If you’ve been studying French for a while, you’ve most likely learned that when you go up to a French person in the street to ask for directions, you always have to say, “Bonjour” to them before asking your question. This “rule” is something that French parents are always enforcing. In France, you’ll hear parents in stores say to their kids, “Dis bonjour à la dame !” (“Say hello to the lady!”) or “Dis merci !”. 

While some Americans ask their kids to say thank you, in the US, social etiquette for children isn’t as important. While American kids know that they’re not supposed to interrupt their parents or talk in class, they also know that they can get away with these things. In France, kids are better-behaved because they know that they’ll be severely reprimanded for rude behavior. 

 

5. Parental Leave in France and the US

Gérard Depardieu with his son Guillaume.

As you probably know, the US has the least generous parental leave policy in the list of the world’s richest countries. Neither mothers nor fathers are guaranteed paid leave, whereas in France maternity leave lasts at least 16 weeks (see this chart). Paternity leave, which used to last 11 days, has just been doubled! (Read about the new congé paternité here.) Speaking of paternity leave, you should check out the latest episode of one of our favorite podcasts, Les Couilles sur la table. Listen to “Congé paternité, le miracle ?” here

 

6. To be or not to be a helicopter parent

Jean-Paul Belmondo with his family

You’ve probably heard that French parents are more laid back than American parents when it comes to extracurricular activities and this is generally true. Because college (and healthcare and housing…) cost so much in the US, American parents start their kids on Baby Einstein programs and all sorts of activities at a young age, in hopes that their children will be more successful at school and in their future careers. 

The problem is, of course, that this puts a huge amount of pressure on American children and their parents. As this excellent Atlantic article explains, “Several important components of being a happy, relaxed parent have nothing to do with parents’ behavior, but depend on the support system in place where they live—something American parents can’t emulate.” So, if you’re an American parent who feels intimidated by French or European parenting standards, cut yourself some slack.

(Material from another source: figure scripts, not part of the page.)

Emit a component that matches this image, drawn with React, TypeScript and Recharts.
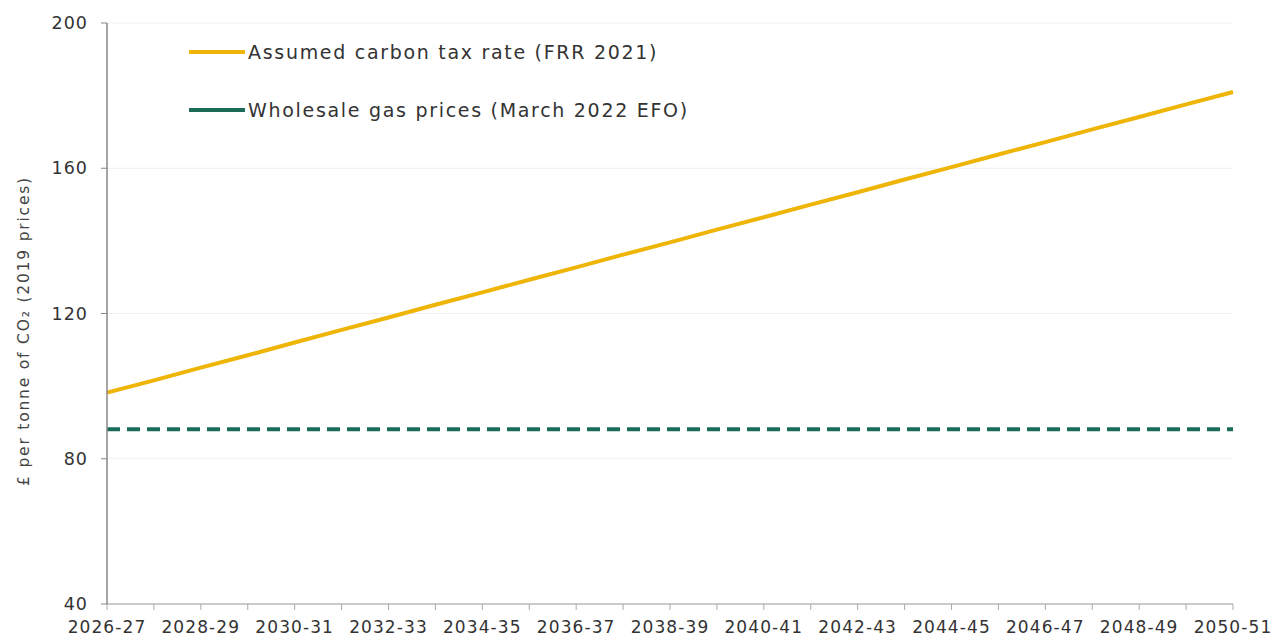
import React from "react";
import { LineChart, Line, XAxis, YAxis, CartesianGrid, Legend, Label } from "recharts";

const years = [
  "2026-27", "2027-28", "2028-29", "2029-30", "2030-31", "2031-32", "2032-33", "2033-34",
  "2034-35", "2035-36", "2036-37", "2037-38", "2038-39", "2039-40", "2040-41", "2041-42",
  "2042-43", "2043-44", "2044-45", "2045-46", "2046-47", "2047-48", "2048-49", "2049-50", "2050-51",
];
const carbonTax = [
  98.2, 101.6, 105.1, 108.5, 112.0, 115.5, 118.9, 122.4, 125.8, 129.3, 132.7, 136.2, 139.6,
  143.1, 146.5, 150.0, 153.4, 156.9, 160.3, 163.8, 167.2, 170.7, 174.1, 177.6, 181.0,
];
const gasPrices = [
  88.1, 88.1, 88.1, 88.1, 88.1, 88.1, 88.1, 88.1, 88.1, 88.1, 88.1, 88.1, 88.1,
  88.1, 88.1, 88.1, 88.1, 88.1, 88.1, 88.1, 88.1, 88.1, 88.1, 88.1, 88.1,
];
const yTicks = [40, 80, 120, 160, 200];

const data = years.map((y, i) => ({ year: y, carbon: carbonTax[i], gas: gasPrices[i] }));

const FONT = "'DejaVu Sans', sans-serif";

const XTick = (props: any) => {
  const { x, y, payload, index } = props;
  if (index % 2 !== 0) return null;
  return (
    <text
      x={x}
      y={y + 21}
      textAnchor="middle"
      fontFamily={FONT}
      fontSize={17}
      letterSpacing={1.1}
      fill="#333"
    >
      {payload.value}
    </text>
  );
};

const YTick = (props: any) => {
  const { x, y, payload } = props;
  return (
    <text
      x={x}
      y={y}
      textAnchor="end"
      dominantBaseline="central"
      fontFamily={FONT}
      fontSize={17.5}
      letterSpacing={1}
      fill="#333"
    >
      {payload.value}
    </text>
  );
};

const LegendContent = (props: any) => {
  const payload = props.payload && props.payload.length
    ? props.payload.map((p: any) => ({ label: p.value, color: p.color }))
    : [
        { label: "Assumed carbon tax rate (FRR 2021)", color: "#EEB406" },
        { label: "Wholesale gas prices (March 2022 EFO)", color: "#1B6B59" },
      ];
  return (
    <div
      style={{
        fontFamily: FONT,
        fontSize: 19,
        letterSpacing: 1.7,
        color: "#333",
        whiteSpace: "nowrap",
        width: 700,
      }}
    >
      {payload.map((it: any, i: number) => (
        <div key={i} style={{ display: "flex", alignItems: "center", height: 58 }}>
          <div style={{ width: 56, height: 4, flexShrink: 0, background: it.color, marginRight: 3 }} />
          <span>{it.label}</span>
        </div>
      ))}
    </div>
  );
};

const YLabel = () => (
  <text
    transform="translate(24,331) rotate(-90)"
    textAnchor="middle"
    dominantBaseline="central"
    fontFamily={FONT}
    fontSize={15.5}
    letterSpacing={1.8}
    fill="#444"
  >
    £ per tonne of CO₂ (2019 prices)
  </text>
);

export default function App() {
  return (
    <div style={{ position: "absolute", left: 0, top: 0, background: "#fff" }}>
      <LineChart width={1279} height={641} data={data} margin={{ top: 23, right: 46, left: 0, bottom: 0 }}>
        <CartesianGrid horizontal={true} vertical={false} stroke="#f0f0f0" />
        <XAxis
          dataKey="year"
          interval={0}
          tick={<XTick />}
          tickLine={{ stroke: "#aaa" }}
          axisLine={{ stroke: "#bbb", strokeWidth: 1.5 }}
          tickSize={6}
          height={37}
        />
        <YAxis
          domain={[40, 200]}
          ticks={yTicks}
          width={107}
          tick={<YTick />}
          tickLine={{ stroke: "#888" }}
          axisLine={{ stroke: "#888", strokeWidth: 1.5 }}
          tickSize={6}
          tickMargin={13}
        >
          <Label content={<YLabel />} />
        </YAxis>
        <Legend
          layout="vertical"
          verticalAlign="top"
          align="left"
          content={<LegendContent />}
          wrapperStyle={{ left: 189, top: 23, width: 0, height: 0, overflow: "visible" }}
        />
        <Line
          type="linear"
          dataKey="carbon"
          name="Assumed carbon tax rate (FRR 2021)"
          stroke="#EEB406"
          strokeWidth={4}
          dot={false}
          isAnimationActive={false}
        />
        <Line
          type="linear"
          dataKey="gas"
          name="Wholesale gas prices (March 2022 EFO)"
          stroke="#1B6B59"
          strokeWidth={4}
          strokeDasharray="13 7"
          dot={false}
          isAnimationActive={false}
        />
      </LineChart>
    </div>
  );
}
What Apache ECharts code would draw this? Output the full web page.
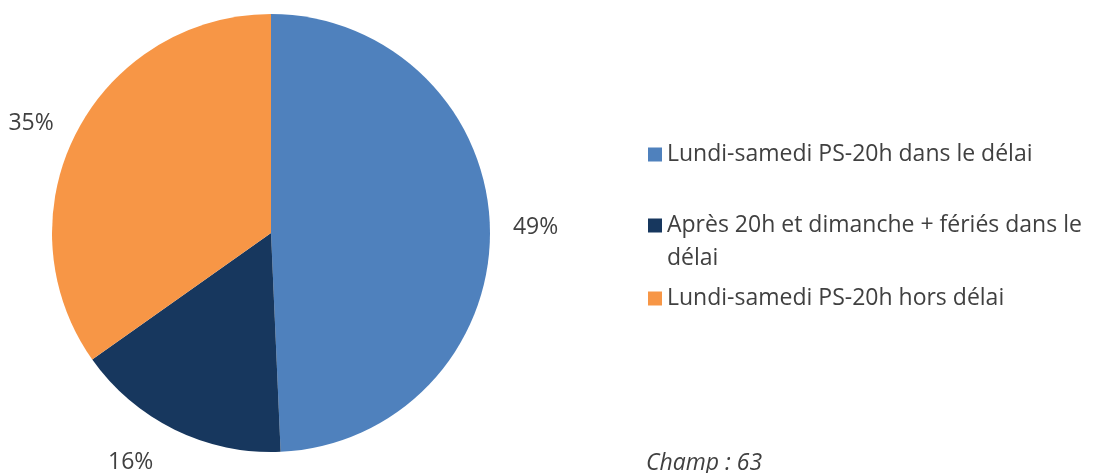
<!DOCTYPE html>
<html>
<head>
<meta charset="utf-8">
<script src="https://cdn.jsdelivr.net/npm/echarts@6/dist/echarts.min.js"></script>
<style>
  html, body { margin: 0; padding: 0; background: #fff; }
  #main { width: 1095px; height: 473px; }
</style>
</head>
<body>
<div id="main"></div>
<script>
// data
var categories = ['Lundi-samedi PS-20h dans le délai', 'Après 20h et dimanche + fériés dans le délai', 'Lundi-samedi PS-20h hors délai'];
var values = [49.3, 15.9, 34.8];
var labels = ['49%', '16%', '35%'];
var colors = ['#4F81BD', '#17375E', '#F79646'];
// how the long legend entry wraps (blank first line keeps the square on the first text line)
var legendText = ['Lundi-samedi PS-20h dans le délai', '\nAprès 20h et dimanche + fériés dans le\ndélai', 'Lundi-samedi PS-20h hors délai'];

var FONT = 'Open Sans';
var FS = 23;
var TXT = '#404040';

var chart = echarts.init(document.getElementById('main'));

// per-slice label distance (Excel puts them a bit irregularly)
var lineLen = [18, 37, 20];

var legendTops = [138, 176, 282];
var legends = categories.map(function (name, i) {
  return {
    orient: 'vertical',
    left: 648,
    top: legendTops[i],
    itemWidth: 14,
    itemHeight: 14,
    icon: 'rect',
    itemGap: 0,
    padding: 0,
    data: [name],
    formatter: function () { return legendText[i]; },
    textStyle: { fontFamily: FONT, fontSize: FS, color: TXT, lineHeight: 33 }
  };
});

var option = {
  animation: false,
  title: {
    text: 'Champ : 63',
    left: 646,
    top: 452,
    padding: 0,
    textStyle: { fontFamily: FONT, fontSize: FS, fontStyle: 'italic', fontWeight: 'normal', color: TXT }
  },
  legend: legends,
  series: [{
    type: 'pie',
    center: [271, 233],
    radius: 219,
    startAngle: 90,
    clockwise: true,
    silent: true,
    avoidLabelOverlap: false,
    itemStyle: { borderWidth: 0 },
    label: {
      show: true,
      position: 'outside',
      fontFamily: FONT,
      fontSize: FS,
      color: TXT,
      formatter: function (p) { return labels[p.dataIndex]; }
    },
    data: categories.map(function (c, i) {
      return {
        name: c,
        value: values[i],
        itemStyle: { color: colors[i] },
        labelLine: { show: false, length: lineLen[i], length2: 0 }
      };
    })
  }]
};

chart.setOption(option);
</script>
</body>
</html>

This 2020 BBC article explains that the tables have recently turned: now European parents are trying to adopt the intensive American parenting model! 

 

French Resources about Parenting and Education

Director Philippe Garrel with his son, actor Louis Garrel

Books:

  • Pamela Druckerman’s books: Best selling books about French parenting philosophies and tips for raising your kids à la française
  • Chanson Douce: Not for the faint of heart. This excellent French page-turner was recently made into a movie and is based on the true story of a NYC nanny. 

 

Films: 

  • Etre et Avoir: An amazing French documentary about a primary school that will give you insight into the French education system. 
  • La Famille Bélier: A very heartwarming film about a deaf family. 
  • Pupille: A critically-acclaimed 2018 film about adoption and child welfare in France.

 

Podcasts:

  • Entre: In the first season of this podcast, Justine, a precocious 11-year-old, describes her day-to-day life. In the second season, a stepmother interviews her two children. Adorable and heartbreaking!
  • Bliss-stories: A French podcast all about motherhood. 
  • La Matrescence: Another excellent podcast about becoming a parent. 
  • Histoires de Darons: “Darons” is slang for “parents” (the ‘rents) in French. This podcast is great for dads.